In this particular arena, a key driver of change has been increased computing power, which has enabled approaches such as Choice-Based Conjoint w/ Hierarchical Bayes and MaxDiff analysis, among others.
What we’re also going to see in Drivers analyses, we believe, is a steady decline in the use of traditional multiple regression analysis and bi-variate Correlation analysis (cases where there is one dependent variable with multiple independent/predictor variables). These approaches will be steadily replaced by Shapley Value Regression (SVR). MMR Research has been investigating and testing SVR for the past year on real data, with real client studies and our conclusion is that:
SVR should be your preferred approach for Drivers/Importance Analyses, whenever possible.

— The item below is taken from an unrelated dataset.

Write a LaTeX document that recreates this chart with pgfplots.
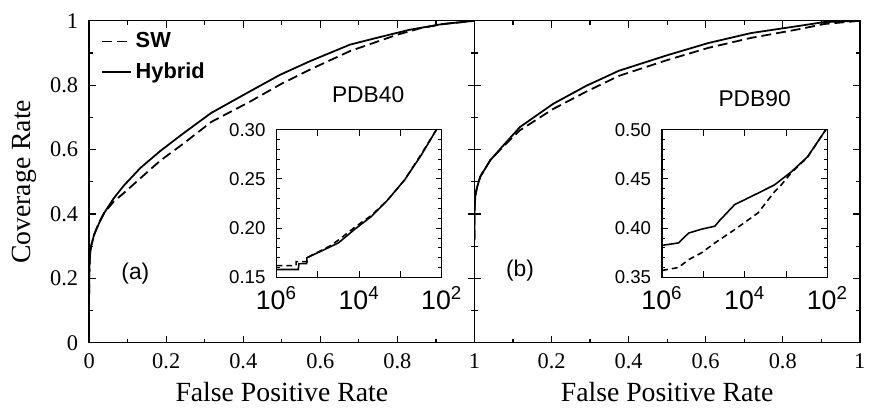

The reason is that SVR is consistently superior in handling the Multi-Collinearity that we all know is present in most derived importance analyses.
SVR is considered by most to be far superior to standard regression (OLS or PLS) or Correlation analysis …
The approach simply makes SENSE… it crunches through all possible combinations of relationships between predictors and dependent variables to derive relative importance of each element and is not subject to order effects and other similar problems.
…In Practice (in multiple head-to-head comparisons we’ve executed)
It provides more statistically reliable results – our analysis shows that if you run SVR and a standard best practice approach like PLS (Partial Least Squares) regression side by side on a very large data set, pulling out random sub-samples within that data set, SVR provides MUCH more stable, consistent results.
It provides more intuitive results – in EVERY case that we’ve tested to date, when showing comparative results (which would lead to differing recommendations) to clients, they have preferred the SVR results.
Ok, but if it’s that great, why haven’t I heard about it before?
So, first, as we noted, SVR is relatively new…or more accurately, it’s actually an OLD approach evolved and made NEW again.
Originally developed in the 1950s by Game Theorists for very different applications, SVR has been reinvented/evolved over time by different people, including Kruskal in the ‘90s.1 It has slowly gained traction as it has been explored and refined by skeptical PhDs over the past 20(ish) years. So, SVR is much like the rock star who grinds it out for 20 years in honky tonks and bars and then, suddenly, it’s their turn, they are “discovered.”
Second, SVR suffers from some flaws and barriers that have slowed its adoption.
1) SVR is HARD to set up and requires LOTS of computing power
As one PhD user describes it, “the software that performs SVR is user-hostile.” Today, SVR is performed mainly with the use of “R” (a language with statistical packages rather than a statistical software package). Many practitioners would naturally prefer to continue to use the software that they have been using effectively for 20+ years (SAS/SPSS). However, once set up, it is easy to execute and doesn’t cost any more to do.
2) It requires scalar data
ALL the predictor variables must be scalar… so regressions that include “yes/no” variables cannot generally use this approach. (Note: This is why SVR first penetrated the Customer Satisfaction arena, where Multi-Collinearity is probably at its worst and well-ordered scalar data is the rule.)
3) It’s hard to gain agreement among PhDs and the Sales approaches to-date may have been sub-optimal
Researchers are VERY skeptical people already, but experts in multivariate analytics are probably the MOST skeptical and least likely to come to clear decisions and agreement on new methods.The sales approaches we’ve seen have done a good job describing the theoretical underpinnings, and statistical pros and cons, but have done less well describing what DIFFERENCE it makes to decision-making.
4) Other new approaches have also been emerging at the same time
SEM (Structural Equation Modeling) and other methodologies for dealing w/ MultiCollinearity and Complex relationships have also evolved during the same period. Some of these, arguably, have been believed to have even greater potential due to their greater flexibility.
What did we (MMR) learn from comparing SVR to OLS/PLS Regression?
First the GOOD News… regardless of which approach you use, you are very likely to get the same answer as to what are the STRONGEST and WEAKEST drivers. (Frankly, if we got completely different answers, it wouldn’t make sense.)
However, in the middle… the answers can definitely be VERY different. We have seen elements that are Tier 2 drivers in a PLS approach fall to the bottom of an SVR analysis, and vice-versa. (Note: These findings of differences emerge regardless which specific measures you are using for comparison.)
So, the BAD news is that, in most cases, our clients already know what is most and least important… what they are most often trying to learn is “What is NEXT?” or “How do I nuance communications?”
And in that area, SVR can definitely lead to different insights. That’s why we believe that it should be the preferred approach for Drivers Analysis… it will make a difference.